To be fair, most employers are also third rate at best and will end up staffed with third-rate employees because first-grade ones require first-grade pay and job. It's the pathological refusal to admit mediocrity is okay that causes the whole student debt crisis, since companies dream of being the next Google without any intent to invest anything towards that. It also leads to a cynical workforce that ignores even sensible corporate policies due to having witnessed megalomania and utter disconnect from reality too often.

Work all too often resembles an absurd farce where everyone lies, everyone knows everyone lies, everyone knows that everyone knows that everyone lies, and so on (my personal pet peeve is "zero incidence culture", where no incident is acceptable, thus people wait until work is finished before going to see a doctor if they get hurt to avoid getting punished for costing management their safety bonuses, leading to more sick days and sometimes mortal danger). They go through the motions anyway, since it's a kind of ritual meant to give something that theoretically exists only as legal fiction a palpable presence. The problem is, that presence is all too often heavy and oppressive, a kind of vampire sucking life out of its victims to sustain its own.

Comment Re:Umm... (Score 1) 154

Also, why do we care what a former biologist, now sci/tech article writer for the WSJ has to say about technology-related education? Is there some connection that I'm missing?

Wall Street dreams of coding to become yet another minimum-wage unskilled job. It probably will, simply because coding isn't all that difficult, just tedious, and as computers continue getting everywhere programming will ultimately become like literacy is now.

Comment Re:If you're using GPL code, you have no choice (Score 3, Insightful) 171

Project Gutenburg would be a counter-proof.

Well, no. The issue is whether code - or any other copyrighted work - will ever enter public domain. Mickey Mouse Protection Act says it won't, and Project Gutenbert doesn't contradict that.

Not that it matters: copyright law has almost no legitimacy whatsoever, so it simply gets ignored despite draconian punishments. The whole concept of property law seems to simply be incompatible with the digital realm, consequently various message boards and other sites depending on user-generated content basically operate as communist utopias: everyone contributes whatever they can, the results are free for everyone to use at their leisure, and even personal glory isn't an issue, at least in anonymous messageboards. That's right: aside from its current immaturity, Anonymous is pretty much a model Marxist collective.

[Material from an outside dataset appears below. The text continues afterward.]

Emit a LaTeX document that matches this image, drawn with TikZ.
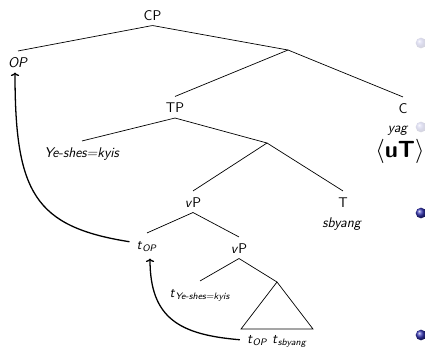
\documentclass[tikz,border=0pt]{standalone}
\usepackage{fontspec}
\usetikzlibrary{arrows.meta}
\definecolor{ballblue}{rgb}{0.2,0.2,0.7}
\newcommand{\trc}[1]{\textit{t}\textsubscript{\textit{#1}}}

\begin{document}
\begin{tikzpicture}[x=0.3mm,y=-0.3mm,
    every node/.style={font=\sffamily\fontsize{12}{14}\selectfont,inner sep=0pt,anchor=base,
      text height=13.5pt,text depth=4.5pt},
    branch/.style={line width=0.6pt},
    move/.style={-{To[length=3pt,width=7pt]},line width=1.1pt}]
  \useasboundingbox (0,0) rectangle (425,349);

  % labels of the tree
  \node (cp) at (152.5,20) {CP};
  \node (op) at (18,67) {\textit{OP}};
  \node (tp) at (175,112.5) {TP};
  \node (c) at (403,113) {C};
  \node (yk) at (82,157) {\textit{Ye-shes=kyis}};
  \node (vpa) at (193,207) {\textit{v}P};
  \node (t) at (343,207) {T};
  \node (sby) at (342,227) {\textit{sbyang}};
  \node (topa) at (147,249) {\trc{OP}};
  \node (vpb) at (239,253) {\textit{v}P};
  \node (tyk) at (200,297) {\trc{Ye-shes=kyis}};
  \node (tsb) at (277,343) {\trc{OP} \trc{sbyang}};
  \node (yag) at (398,132) {\textit{yag}};
  \node[font=\sffamily\fontsize{20}{24}\selectfont] (ut) at (400,157) {$\langle$\textbf{uT}$\rangle$};

  \coordinate (b1) at (288,50);
  \coordinate (b2) at (267,143);
  \coordinate (apex) at (277,282);
  \coordinate (tl) at (241,329);
  \coordinate (tr) at (313,329);

  % branches
  \draw[branch] (cp.south) -- (op.north);
  \draw[branch] (cp.south) -- (b1);
  \draw[branch] (b1) -- (tp.north);
  \draw[branch] (b1) -- (c.north);
  \draw[branch] (tp.south) -- (yk.north);
  \draw[branch] (tp.south) -- (b2);
  \draw[branch] (b2) -- (vpa.north);
  \draw[branch] (b2) -- (t.north);
  \draw[branch] (vpa.south) -- (topa.north);
  \draw[branch] (vpa.south) -- (vpb.north);
  \draw[branch] (vpb.south) -- (tyk.north);
  \draw[branch] (vpb.south) -- (apex);
  \draw[branch] (apex) -- (tl) -- (tr) -- cycle;

  % movement arrows
  \draw[move] ([shift={(-7,-2)}]topa.west) .. controls +(-95,-15) and +(0,120) .. ([shift={(-3,0)}]op.south);
  \draw[move] ([shift={(-7,2)}]tsb.west) .. controls +(-60,-5) and +(0,60) .. ([shift={(3,4)}]topa.south);

  % item bullets at the edge
  \shade[ball color=ballblue,opacity=0.18] (421,43) circle[radius=1.6mm];
  \shade[ball color=ballblue,opacity=0.18] (421,127) circle[radius=1.6mm];
  \shade[ball color=ballblue] (421,213) circle[radius=1.6mm];
  \shade[ball color=ballblue] (421,335) circle[radius=1.6mm];
\end{tikzpicture}
\end{document}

Funny, isn't it? Capitalism won the Cold War, but its natural development is now leading to Communism because that maximizes production in the Information Age. It wasn't a good model for industrial production, but as that keeps getting automated and focus shifts on coordination and cultural production, it turns out hierarchies simply get in the way. So nominally communist countries were arranged like giant corporations, while the new organizational model everyone's learning growing up now is "contribute according to your abilities, enjoy other people's contributions freely".

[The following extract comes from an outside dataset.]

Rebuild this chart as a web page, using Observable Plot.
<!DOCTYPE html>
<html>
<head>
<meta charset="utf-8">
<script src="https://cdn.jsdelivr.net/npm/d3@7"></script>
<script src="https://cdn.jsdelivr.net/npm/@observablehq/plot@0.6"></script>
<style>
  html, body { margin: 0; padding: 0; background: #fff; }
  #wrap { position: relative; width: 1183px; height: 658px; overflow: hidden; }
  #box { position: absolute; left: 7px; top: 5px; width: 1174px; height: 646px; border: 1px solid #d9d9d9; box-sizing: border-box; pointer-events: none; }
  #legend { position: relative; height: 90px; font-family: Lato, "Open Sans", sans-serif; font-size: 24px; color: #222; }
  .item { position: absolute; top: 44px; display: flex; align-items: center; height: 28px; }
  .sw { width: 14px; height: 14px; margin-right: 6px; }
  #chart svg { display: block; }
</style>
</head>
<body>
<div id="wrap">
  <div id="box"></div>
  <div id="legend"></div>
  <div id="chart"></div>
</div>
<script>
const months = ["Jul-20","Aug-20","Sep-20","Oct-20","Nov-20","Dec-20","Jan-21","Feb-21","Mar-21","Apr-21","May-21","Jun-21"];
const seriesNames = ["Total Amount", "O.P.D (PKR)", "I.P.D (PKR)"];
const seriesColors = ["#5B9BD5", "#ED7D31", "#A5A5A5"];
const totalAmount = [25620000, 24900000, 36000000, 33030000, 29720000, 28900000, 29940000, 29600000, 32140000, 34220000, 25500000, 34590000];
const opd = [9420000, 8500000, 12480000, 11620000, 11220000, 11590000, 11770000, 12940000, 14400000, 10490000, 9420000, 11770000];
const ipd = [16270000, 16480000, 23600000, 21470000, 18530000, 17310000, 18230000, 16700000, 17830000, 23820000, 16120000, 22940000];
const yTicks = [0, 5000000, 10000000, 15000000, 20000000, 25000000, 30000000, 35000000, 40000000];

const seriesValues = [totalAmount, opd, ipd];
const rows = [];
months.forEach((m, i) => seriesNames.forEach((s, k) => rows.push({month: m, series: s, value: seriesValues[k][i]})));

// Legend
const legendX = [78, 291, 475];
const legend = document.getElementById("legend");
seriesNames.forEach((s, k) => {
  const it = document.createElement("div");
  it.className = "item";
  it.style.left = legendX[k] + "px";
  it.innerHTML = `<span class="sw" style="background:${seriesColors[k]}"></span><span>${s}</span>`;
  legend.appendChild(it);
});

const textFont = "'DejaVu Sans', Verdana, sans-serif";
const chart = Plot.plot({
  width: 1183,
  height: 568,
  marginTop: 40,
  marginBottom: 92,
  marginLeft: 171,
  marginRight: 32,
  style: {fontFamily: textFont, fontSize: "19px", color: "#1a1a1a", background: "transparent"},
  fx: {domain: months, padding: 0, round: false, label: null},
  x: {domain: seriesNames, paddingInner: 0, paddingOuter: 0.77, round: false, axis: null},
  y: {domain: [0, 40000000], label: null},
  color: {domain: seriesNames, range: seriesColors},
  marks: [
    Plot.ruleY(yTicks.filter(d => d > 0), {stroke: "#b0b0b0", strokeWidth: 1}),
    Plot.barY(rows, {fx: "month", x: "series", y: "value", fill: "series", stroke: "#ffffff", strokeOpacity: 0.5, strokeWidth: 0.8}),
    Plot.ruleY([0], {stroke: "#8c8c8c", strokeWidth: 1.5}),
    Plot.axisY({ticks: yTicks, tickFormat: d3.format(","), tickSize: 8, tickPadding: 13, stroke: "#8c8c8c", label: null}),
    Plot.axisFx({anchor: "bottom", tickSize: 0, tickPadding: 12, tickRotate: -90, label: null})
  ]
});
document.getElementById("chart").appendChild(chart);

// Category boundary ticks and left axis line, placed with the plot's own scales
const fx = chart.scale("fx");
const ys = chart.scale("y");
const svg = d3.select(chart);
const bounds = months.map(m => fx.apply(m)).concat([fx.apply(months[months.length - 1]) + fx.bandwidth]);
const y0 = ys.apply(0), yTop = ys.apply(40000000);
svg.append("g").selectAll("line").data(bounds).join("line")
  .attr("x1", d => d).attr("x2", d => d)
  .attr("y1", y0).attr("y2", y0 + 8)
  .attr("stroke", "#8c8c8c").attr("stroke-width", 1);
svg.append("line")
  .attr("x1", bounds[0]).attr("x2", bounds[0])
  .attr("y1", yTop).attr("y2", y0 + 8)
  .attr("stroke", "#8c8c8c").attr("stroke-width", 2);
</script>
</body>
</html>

I wonder if this is why neoliberalism has been so fashionable lately: it's the struggle of a fading system to maintain it's dominance rather than be relegated to handling just a small subsection of total economy?

Comment Re:"Are" or "could be"? (Score 3, Informative) 104

Somebody got drunk and noisy, so what?

So your business is causing a disturbance that extends to my property. The noise and drunks are basically waste products of your business; you don't get to dump them on my lawn.

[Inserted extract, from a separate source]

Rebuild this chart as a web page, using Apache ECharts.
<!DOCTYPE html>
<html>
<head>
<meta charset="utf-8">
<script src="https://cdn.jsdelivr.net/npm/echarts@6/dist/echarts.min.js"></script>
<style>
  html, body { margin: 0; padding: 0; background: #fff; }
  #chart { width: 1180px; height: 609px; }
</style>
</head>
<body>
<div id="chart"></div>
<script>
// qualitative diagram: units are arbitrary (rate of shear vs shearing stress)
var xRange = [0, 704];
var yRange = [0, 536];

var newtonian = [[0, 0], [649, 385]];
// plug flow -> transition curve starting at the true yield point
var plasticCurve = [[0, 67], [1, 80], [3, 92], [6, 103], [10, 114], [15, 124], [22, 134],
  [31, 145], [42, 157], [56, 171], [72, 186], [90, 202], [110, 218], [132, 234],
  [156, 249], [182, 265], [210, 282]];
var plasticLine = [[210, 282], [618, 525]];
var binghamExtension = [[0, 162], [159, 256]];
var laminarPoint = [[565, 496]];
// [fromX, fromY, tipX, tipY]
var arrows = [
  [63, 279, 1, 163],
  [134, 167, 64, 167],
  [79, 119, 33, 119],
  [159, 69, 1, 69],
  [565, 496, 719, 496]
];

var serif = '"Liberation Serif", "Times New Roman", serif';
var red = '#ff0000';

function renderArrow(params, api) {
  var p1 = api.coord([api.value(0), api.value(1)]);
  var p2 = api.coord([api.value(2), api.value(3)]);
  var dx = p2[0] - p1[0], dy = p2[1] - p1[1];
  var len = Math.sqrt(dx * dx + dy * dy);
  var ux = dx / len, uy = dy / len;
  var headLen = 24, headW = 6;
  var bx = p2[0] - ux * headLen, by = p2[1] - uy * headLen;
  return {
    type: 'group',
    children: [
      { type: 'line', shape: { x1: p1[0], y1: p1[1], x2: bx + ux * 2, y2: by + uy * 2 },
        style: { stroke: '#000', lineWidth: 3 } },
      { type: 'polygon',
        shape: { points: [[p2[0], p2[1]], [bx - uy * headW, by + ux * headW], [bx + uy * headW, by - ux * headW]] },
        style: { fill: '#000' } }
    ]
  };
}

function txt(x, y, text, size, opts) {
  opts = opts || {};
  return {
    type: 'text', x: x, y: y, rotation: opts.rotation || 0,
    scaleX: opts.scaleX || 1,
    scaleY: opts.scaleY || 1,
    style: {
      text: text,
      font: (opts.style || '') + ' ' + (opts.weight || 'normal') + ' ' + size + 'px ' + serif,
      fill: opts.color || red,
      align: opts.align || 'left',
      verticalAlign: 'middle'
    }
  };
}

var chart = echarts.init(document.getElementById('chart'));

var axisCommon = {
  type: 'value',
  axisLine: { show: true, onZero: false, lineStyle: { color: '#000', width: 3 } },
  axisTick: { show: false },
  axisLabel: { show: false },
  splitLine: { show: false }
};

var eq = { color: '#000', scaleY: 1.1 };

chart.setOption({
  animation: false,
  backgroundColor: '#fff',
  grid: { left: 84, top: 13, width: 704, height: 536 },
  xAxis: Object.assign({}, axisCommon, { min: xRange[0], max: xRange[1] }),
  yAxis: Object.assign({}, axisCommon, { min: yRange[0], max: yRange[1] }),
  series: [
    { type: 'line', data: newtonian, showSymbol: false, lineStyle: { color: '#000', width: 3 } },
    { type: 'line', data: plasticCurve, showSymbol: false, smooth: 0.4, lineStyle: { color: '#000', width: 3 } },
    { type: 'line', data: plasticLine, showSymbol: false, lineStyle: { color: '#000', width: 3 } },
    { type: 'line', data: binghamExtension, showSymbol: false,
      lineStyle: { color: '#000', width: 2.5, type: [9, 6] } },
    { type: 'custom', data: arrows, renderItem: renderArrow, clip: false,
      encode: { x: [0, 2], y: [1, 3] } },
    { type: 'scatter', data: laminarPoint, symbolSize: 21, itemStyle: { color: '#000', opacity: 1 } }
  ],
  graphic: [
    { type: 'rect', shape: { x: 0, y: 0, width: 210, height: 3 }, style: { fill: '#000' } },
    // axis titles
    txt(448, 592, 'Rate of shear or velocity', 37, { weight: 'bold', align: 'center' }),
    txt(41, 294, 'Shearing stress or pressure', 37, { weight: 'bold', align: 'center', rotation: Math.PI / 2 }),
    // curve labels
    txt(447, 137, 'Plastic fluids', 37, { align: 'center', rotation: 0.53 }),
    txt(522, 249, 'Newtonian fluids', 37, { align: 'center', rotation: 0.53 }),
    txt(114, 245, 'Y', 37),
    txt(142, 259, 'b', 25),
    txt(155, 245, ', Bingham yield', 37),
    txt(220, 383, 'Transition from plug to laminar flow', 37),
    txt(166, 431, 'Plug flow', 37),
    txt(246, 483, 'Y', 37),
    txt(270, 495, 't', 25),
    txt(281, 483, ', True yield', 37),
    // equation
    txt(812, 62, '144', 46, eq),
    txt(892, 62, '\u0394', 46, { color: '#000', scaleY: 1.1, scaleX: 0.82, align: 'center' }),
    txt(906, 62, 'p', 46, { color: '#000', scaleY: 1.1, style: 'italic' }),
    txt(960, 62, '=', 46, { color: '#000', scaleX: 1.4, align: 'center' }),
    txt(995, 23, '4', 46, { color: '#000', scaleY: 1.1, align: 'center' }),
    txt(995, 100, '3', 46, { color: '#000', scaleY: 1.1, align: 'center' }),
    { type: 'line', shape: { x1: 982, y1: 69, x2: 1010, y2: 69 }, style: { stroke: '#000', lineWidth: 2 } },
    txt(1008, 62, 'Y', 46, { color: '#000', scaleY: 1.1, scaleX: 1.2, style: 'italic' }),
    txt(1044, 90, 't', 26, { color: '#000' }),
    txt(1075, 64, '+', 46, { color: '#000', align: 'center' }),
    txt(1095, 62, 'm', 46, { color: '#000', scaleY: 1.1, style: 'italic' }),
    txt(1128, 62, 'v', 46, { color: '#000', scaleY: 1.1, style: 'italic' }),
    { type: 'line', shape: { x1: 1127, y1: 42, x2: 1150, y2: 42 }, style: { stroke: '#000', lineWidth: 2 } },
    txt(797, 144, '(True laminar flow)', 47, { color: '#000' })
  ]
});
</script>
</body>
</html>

People living in those houses never drink? Never get noisy?

Sure they do, and when they do, the police comes to take the criminal scum away. But that doesn't work when you have a whole new customer lined up for the next night, and another one for the next, and another one...

Are hotels covering tourist behaviour outside of hotel premises?

Hotels are subject to zoning laws which generally put them into commercial districts, precisely for this reason.

You are full of shit, just like this entire case.